Mur de Berlin: 30 ans après, l'Allemagne se cherche un nouveau destin
INTERVIEW CROISEE - Franziska Brantner, députée verte au Bundestag dialogue avec Thierry de Montbrial, fondateur de l’Institut français des relations internationales sur la place de l'Allemagne, trente ans après la chute du mur de Berlin.
Franziska Brantner, députée verte et étoile montante de la politique allemande, partage pour Challenges sa vision du monde avec Thierry de Montbrial, fondateur de l’Institut français des relations internationales.
Challenges - Que reste-t-il de l’enthousiasme de la nuit du 9 novembre 1989?
Franziska Brantner - Il reste encore des différences entre l’est et l’ouest. Certes il y a eu beaucoup d’échanges. Mais on a peu appris les uns des autres. Il y a même de la nostalgie de l’époque précédente. Nous demandons un vrai travail de transparence sur ce passé. Il ne faut pas laisser ce travail de mémoire et d’auto-réflexion à l’extrême droite. Pour beaucoup, la réunification ce sont les enfants qui partent et les petits-enfants qui vivent ailleurs. Le débat sur le devenir des êtres humains ne peut être résumé au taux de chômage aux centres-villes bien rénovés. N’oublions pas qu’il n’y a pas eu de mai 1968 chez nous.
Thierry de Montbrial - C’est un sujet tout à fait passionnant. La nostalgie? Une forme d’idéalisation qui est partout présente, particulièrement en Russie. Elle est liée aux difficultés objectives qui sont celles de l’adaptation à la mondialisation. Tout cela se conjugue.
Les Allemands peuvent-ils être fiers ?
F. B. Nous avons connu nos Trente glorieuses, basées sur le travail, les exportations, la réussite matérielle. Mais j’ose espérer pouvoir être fière d’autre chose : nous devons devenir responsables et solidaires. Je préférerais que l’on accepte de jouer un rôle. Par exemple, que l’Allemagne accepte de contribuer plus au budget de l’Union européenne. Que l’on fasse des pas en avant dans le domaine de la défense. Mais la mission doit être européenne ou internationale. Je suis exaspérée quand mon pays avance des propositions unilatérales sur la Syrie.
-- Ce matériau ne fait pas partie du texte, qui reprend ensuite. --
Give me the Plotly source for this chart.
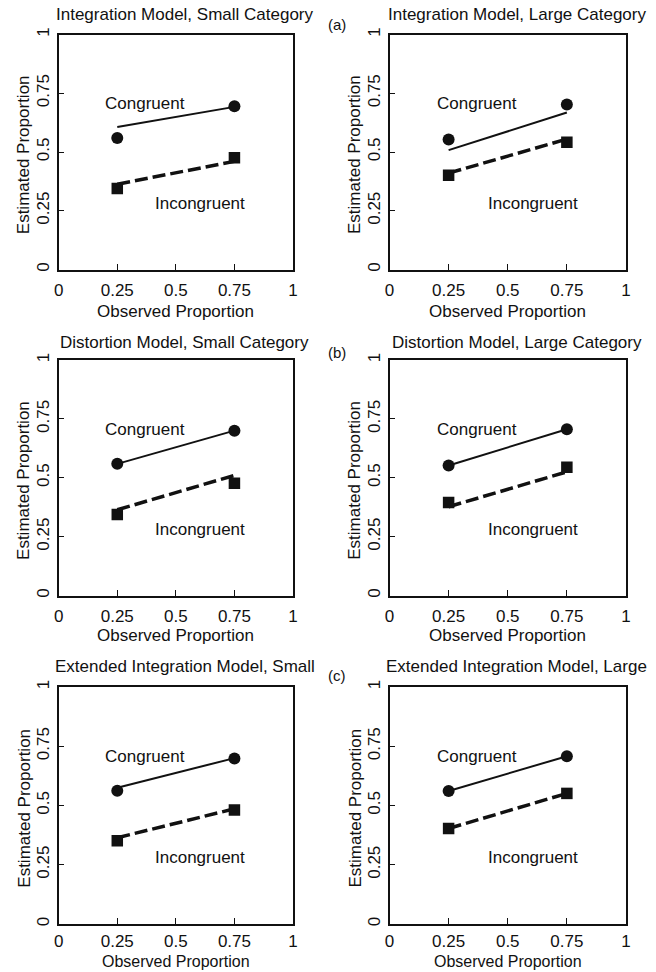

T. M. Il faut être clair. L’Allemagne réunifiée n’a jamais été hégémonique. Economiquement, le chemin parcouru – avec l’aide de l’Europe – est impressionnant. Mais l’hégémonie est une notion de domination politique. Or, l’Allemagne reste un nain en la matière. Et son modèle économique, très adapté à la mondialisation, s’avère moins pertinent.
Angela Merkel n’a donc pas de vision internationale ?
T. M. Quand elle se rend à Pékin, c’est comme un voyageur de commerce. L’Allemagne est un Etat petit-bourgeois. En fait de vision, celle-ci s’avère un peu étroite. Par ailleurs, le problème, qui était prévisible dès 1990, c’est que les Etats-Unis s’éloignent de l’Europe. Nous devons donc nous positionner par rapport aux trente prochaines années avec une vision commune. C’est ce nouveau projet qu’il faut arriver à formuler. Sinon, nous serons de simples sujets de l’Histoire. Il n’y a pas de raison de craindre une Allemagne trop puissante.
F. B. On n’aura jamais la frappe nucléaire.
T. M. Jamais ? On ne peut jamais dire jamais… L’Allemagne est-elle vraiment égoïste ?
F. B. Se vanter de nos excédents et de notre industrie nationale est une forme d’égoïsme. Il faut que l’Allemagne soit solidaire et européenne.
T. M. L’Allemagne a un avantage comparatif d’un point de vue économique, mais manque de vision. En France, c’est l’inverse. Le monde a-t-il été déstabilisé par ce 9 novembre 1989 ?
T. M. Ce qui déstabilise l’histoire du monde, c’est la révolution des technologies de l’information, qui a débuté dès les années 1960. Les vagues continuent de déferler. La difficulté pour les Européens est d’adopter des politiques communes face à ces défis.
F. B. Il est sain de remettre les célébrations de 1989 dans un contexte européen. Ce n’est pas qu’une histoire allemande.